O preço da transição nas pensões de reforma
Em comentário a um post meu anterior, Eduardo Gravanita coloca uma questão sobre pensões de reforma que vale a pena ponderar. Refraseio-a para ser mais genérica e curta e peço-lhe desculpa se o interpreto mal: será justo que dois indivíduos que tenham carreiras contributivas (anos de descontos e níveis de remuneração sobre os quais os seus descontos incidiram) idênticas, aufiram pensões diferentes, porque se muda a fórmula de cálculo da pensão?
A política social é um processo de aprendizagem com o passado, de aperfeiçoamento e de consideração de novos problemas. Muda-se para melhorar. É o que se está a passar com as pensões. A nova fórmula de cálculo desenhada em 2001 e que contabiliza toda a carreira profissional protege os que cumprem a suas obrigações e dificulta a vida aos que tentam manipular as suas carreiras contributivas nos últimos anos da vida activa.

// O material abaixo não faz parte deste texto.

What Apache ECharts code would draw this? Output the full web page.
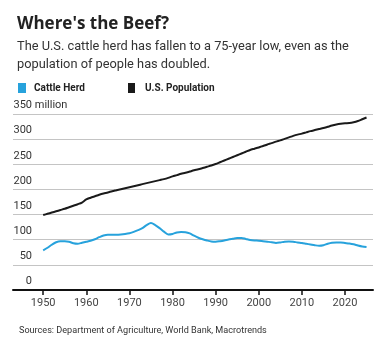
<!DOCTYPE html>
<html>
<head>
<meta charset="utf-8">
<script src="https://cdn.jsdelivr.net/npm/echarts@6/dist/echarts.min.js"></script>
<style>
html,body{margin:0;padding:0;background:#fff;}
#chart{width:387px;height:355px;}
</style>
</head>
<body>
<div id="chart"></div>
<script>
var years = [];
for (var y = 1950; y <= 2025; y++) years.push(y);

var cattleHerd = [
  79, 84, 90, 95, 97, 97, 96, 93, 92, 94,
  96, 98, 101, 105, 108.5, 110, 110, 110, 110.5, 111.5,
  113, 115.5, 119, 123, 129, 133, 129, 123, 116, 110.5,
  111.5, 114.5, 115.5, 115, 112.5, 108, 104, 101, 98.5, 96.5,
  96, 97, 98.5, 100.5, 102, 103.5, 103.5, 101.5, 99.5, 98.5,
  98, 97, 96, 95, 93.5, 94.5, 96, 96.5, 96, 94.5,
  93.5, 92, 90.5, 89, 88, 89, 92, 94, 94.5, 94.5,
  93.5, 92.5, 91, 88.5, 86.5, 85.5
];

var usPopulation = [
  149, 151.5, 154, 156.5, 159, 161.5, 164.5, 167.5, 170.5, 174,
  180, 183.5, 186.5, 189.5, 192, 194, 196.5, 198.5, 200.5, 202.5,
  204.5, 206.5, 208.5, 210.5, 212.5, 214.5, 216.5, 218.5, 220.5, 223,
  226, 228.5, 231, 233, 235.5, 238, 240, 242.5, 245, 247.5,
  250.5, 254, 257.5, 261, 264.5, 268, 271.5, 275, 278.5, 281,
  283.5, 286.5, 289.5, 292, 295, 297.5, 300.5, 303.5, 306.5, 309,
  311, 313.5, 316, 318, 320, 322, 324.5, 327, 329, 330.5,
  331.5, 332, 333.5, 336, 339.5, 343
];

var xTickYears = [1950, 1960, 1970, 1980, 1990, 2000, 2010, 2020];
var yTicks = [0, 50, 100, 150, 200, 250, 300, 350];

var seriesNames = ['Cattle Herd', 'U.S. Population'];

function pairs(vals) {
  return years.map(function (yr, i) { return [yr, vals[i]]; });
}

var chart = echarts.init(document.getElementById('chart'), null, {renderer: 'canvas'});
var FONT = 'Roboto';
chart.setOption({
  animation: false,
  backgroundColor: '#ffffff',
  title: [{
    text: "Where's the Beef?",
    left: 12,
    top: 11,
    textStyle: {fontFamily: 'Open Sans', fontSize: 17, fontWeight: 'bold', color: '#222'}
  }, {
    text: 'The U.S. cattle herd has fallen to a 75-year low, even as the\npopulation of people has doubled.',
    left: 12,
    top: 33,
    textStyle: {fontFamily: FONT, fontSize: 12.8, fontWeight: 'normal', color: '#333', lineHeight: 17.6}
  }, {
    text: 'Sources: Department of Agriculture, World Bank, Macrotrends',
    left: 14,
    top: 321,
    textStyle: {fontFamily: FONT, fontSize: 9.1, fontWeight: 'normal', color: '#333'}
  }],
  legend: [{
    data: [seriesNames[0]],
    left: 13, top: 78,
    icon: 'rect', itemWidth: 8, itemHeight: 10,
    textStyle: {fontFamily: FONT, fontSize: 10, fontWeight: 'bold', color: '#222', padding: [0, 0, 0, 3]}
  }, {
    data: [seriesNames[1]],
    left: 123, top: 78,
    icon: 'rect', itemWidth: 7, itemHeight: 10,
    textStyle: {fontFamily: FONT, fontSize: 10, fontWeight: 'bold', color: '#222', padding: [0, 0, 0, 5]}
  }],
  grid: {left: 13, right: 14, top: 114, bottom: 65, containLabel: false},
  xAxis: {
    type: 'value',
    min: 1943,
    max: 2026.5,
    splitLine: {show: false},
    axisLine: {show: true, lineStyle: {color: '#111', width: 2}},
    axisTick: {show: true, customValues: xTickYears, length: 5, lineStyle: {color: '#111', width: 1.5}},
    axisLabel: {customValues: xTickYears, fontFamily: FONT, fontSize: 11, color: '#444', margin: 8,
      formatter: function (v) { return String(v); }}
  },
  yAxis: {
    type: 'value',
    min: 0,
    max: 350,
    interval: 50,
    axisLine: {show: false},
    axisTick: {show: false},
    splitLine: {show: true, lineStyle: {color: '#c4c4c4', width: 1}},
    axisLabel: {
      inside: true,
      margin: 0,
      align: 'left',
      verticalAlign: 'bottom',
      padding: [0, 0, 3, 0],
      fontFamily: FONT, fontSize: 11, color: '#333',
      formatter: function (v) {
        return v === 350 ? '{a|350}{m| million}' : '{a|' + v + '}';
      },
      rich: {
        a: {fontFamily: FONT, fontSize: 11, color: '#333', width: 19, align: 'right'},
        m: {fontFamily: FONT, fontSize: 11, color: '#333', align: 'right'}
      }
    }
  },
  series: [{
    name: seriesNames[0],
    type: 'line',
    data: pairs(cattleHerd),
    showSymbol: false,
    smooth: 0.3,
    color: '#27a2dc',
    lineStyle: {width: 2, color: '#27a2dc'}
  }, {
    name: seriesNames[1],
    type: 'line',
    data: pairs(usPopulation),
    showSymbol: false,
    smooth: 0.3,
    color: '#1a1a1a',
    lineStyle: {width: 2, color: '#1a1a1a'}
  }]
});
</script>
</body>
</html>
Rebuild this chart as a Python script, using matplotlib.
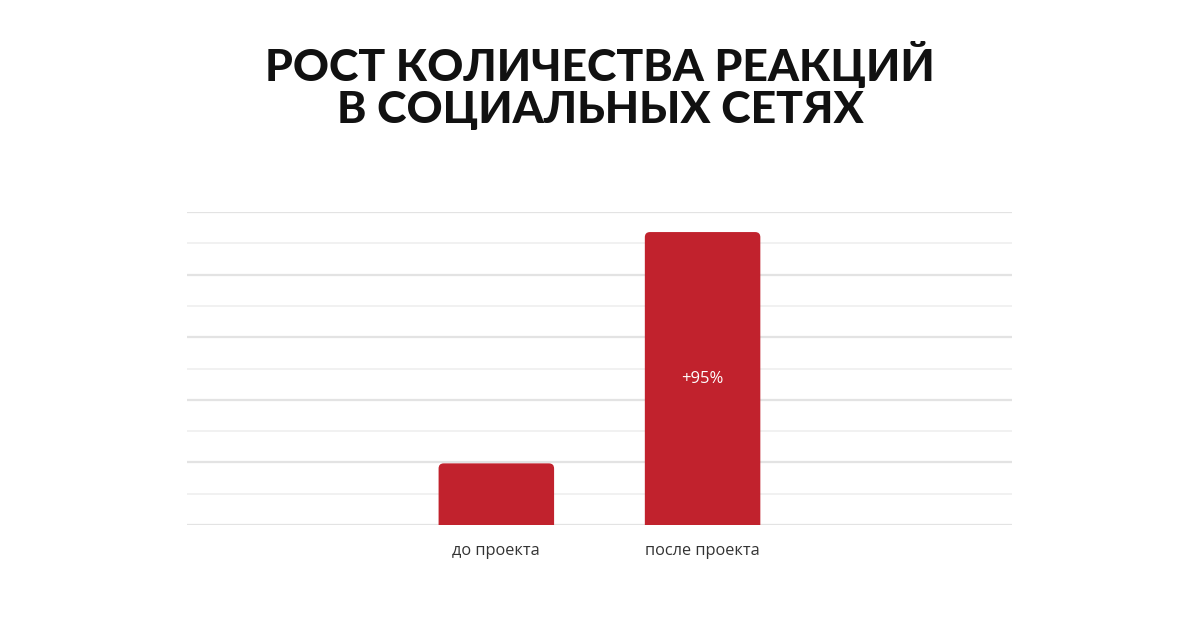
import matplotlib
matplotlib.use("Agg")
import matplotlib.pyplot as plt
from matplotlib.patches import FancyBboxPatch

# Data
categories = ["", "до проекта", "после проекта", ""]
values = [0, 19.7, 93.6, 0]
bar_labels = ["", "", "+95%", ""]
title_lines = ["РОСТ КОЛИЧЕСТВА РЕАКЦИЙ", "В СОЦИАЛЬНЫХ СЕТЯХ"]

BAR_COLOR = "#c1222d"

fig = plt.figure(figsize=(12, 6.26), dpi=100)
fig.patch.set_facecolor("white")
ax = fig.add_axes([0.1558, 0.1613, 0.6875, 0.5])

x = list(range(len(categories)))
bars = ax.bar(x, values, width=0.56, color=BAR_COLOR, zorder=3)

ax.set_xlim(-0.5, len(categories) - 0.5)
ax.set_ylim(0, 100)

# Replace plain bars with top-rounded ones
ax_w_px = 0.6875 * 1200
ax_h_px = 0.5 * 626
data_w = len(categories)
aspect = (100 / ax_h_px) / (data_w / ax_w_px)
for rect in bars:
    h = rect.get_height()
    if h <= 0:
        rect.set_visible(False)
        continue
    x0, w = rect.get_x(), rect.get_width()
    pad_below = 3
    rounded = FancyBboxPatch(
        (x0, -pad_below), w, h + pad_below,
        boxstyle="round,pad=0,rounding_size=0.025",
        mutation_aspect=aspect,
        facecolor=BAR_COLOR, edgecolor="none", zorder=3, clip_on=True,
    )
    ax.add_patch(rounded)
    rect.set_visible(False)

# Value labels inside the bars
for xi, v, lab in zip(x, values, bar_labels):
    if lab:
        ax.text(xi, v * 0.5, lab, ha="center", va="center", color="white",
                fontsize=12, family="Open Sans", zorder=4)

# Grid
ax.set_yticks(range(0, 101, 20))
ax.set_yticks(range(10, 100, 20), minor=True)
ax.grid(axis="y", which="major", color="#e3e3e3", linewidth=1.6, zorder=0)
ax.grid(axis="y", which="minor", color="#eeeeee", linewidth=1.1, zorder=0)
ax.tick_params(axis="y", which="both", left=False, labelleft=False)

ax.set_xticks(x)
ax.set_xticklabels(categories, family="Open Sans", fontsize=11.8, color="#333333")
ax.tick_params(axis="x", length=0, pad=13)

for s in ax.spines.values():
    s.set_visible(False)

# Title
fig.text(0.5, 1 - 65 / 626, title_lines[0], ha="center", va="center",
         fontsize=32, fontweight="black", family="Lato", color="#111111")
fig.text(0.5, 1 - 110 / 626, title_lines[1], ha="center", va="center",
         fontsize=32, fontweight="black", family="Lato", color="#111111")

fig.savefig("out.png", dpi=100, facecolor="white")
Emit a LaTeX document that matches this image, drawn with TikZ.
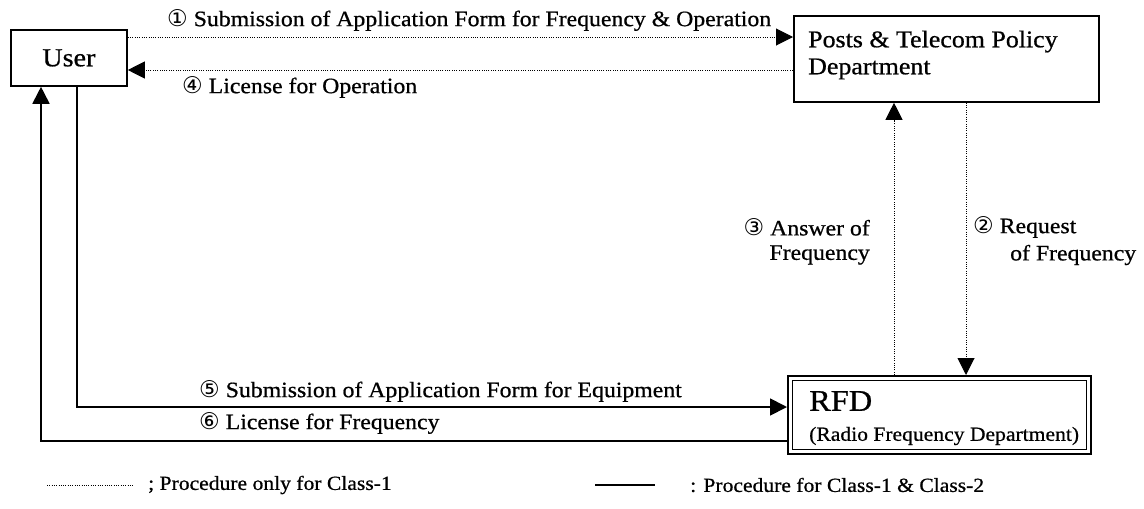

Mas todas as transições têm um preço em termos de criação de injustiças relativas e a questão reside em fixar critérios para definir as que são menos injustas.
O primeiro desses critérios num Estado de direito tem que ser o da salvaguarda de direitos adquiridos. A meu ver uma pensão já atribuída é um direito adquirido e não poderá ser piorada por legislação posterior.
A seguir há que considerar os direitos em formação. Os cidadãos comportam-se de acordo com expectativas que são geradas pelo quadro jurídico existente e as consequências dos comportamentos já tidos deve ser tida em conta quando se mudam as regras. Por isso, para os cidadãos que já tinham começado as suas carreiras profissionais quando a nova legislação entrou em vigor terá sempre que se considerar alguma forma de equilíbrio entre os períodos passados num e noutro quadro normativo. Este é um ponto essencial em que este Governo está a mexer, acelerando a transição para a plena entrada em vigor da nova fórmula por relação ao que havia sido acordado em concertação social em 2001 e está a fazê-lo pelo método adequado, negociando de novo na concertação social.
Ou seja, parece-me claro que uma vez atribuída uma pensão, ela não deve ser revista para baixo por efeito de novas regras, enquanto no terreno das que irão ser atribuídas nos próximos anos já há muito mas flexibilidade dos princípios e a decisão deve ser marcada por considerações políticas e de realismo.
Questão diferente, no entanto, é a de saber se aqueles que já estão reformados quando uma nova lei entra em vigor e seriam beneficiados por ela devem sê-lo e se os que se vão reformar nos anos de transição e seriam beneficiados pela nova lei devem beneficiar plenamente dos seus efeitos. Não têm direito a tal, a lei pode ou não fazê-lo e em regra não o faz. No sistema de transição actualmente em vigor fá-lo para as pensões a atribuir mas não para as atribuídas. Não sei ainda como o vai fazer depois da revisão que está em discussão. Mas sinto, no plano moral, mais dificuldades com esta dimensão da injustiça, porque pune em termos relativos os cumpridores.
Embora seja controverso, assumo que acho menos injusto em política social não punir retroactivamente os que aproveitaram as margens de uma lei que desaparecem com a sua revisão do que não premiar desde o primeiro momento os cumpridores que beneficiariam com o aperfeiçoamento introduzido.
No seu texto o Eduardo Gravanita fala ainda do tema recorrente da falência da segurança social. Deixe-me que lhe diga, a esse respeito, que nas condições actuais e previsíveis a segurança social tem bastante mais solidez do que a generalidade dos outros subsectores da despesa pública. Garantias de que o país não estagna ou não colapsa economicamene são impossíveis, a certeza absoluta de que não haverá comportamentos destrutivos de futuros governos ninguém pode dar, mas eu dou importância é eficiência social da democracia e à escolha acertada dos eleitores e, portanto, estou convencido de que o sistema irá sendo calibrado pelos sucessivos governos para se manter sustentável nas condições previsíveis em cada momento.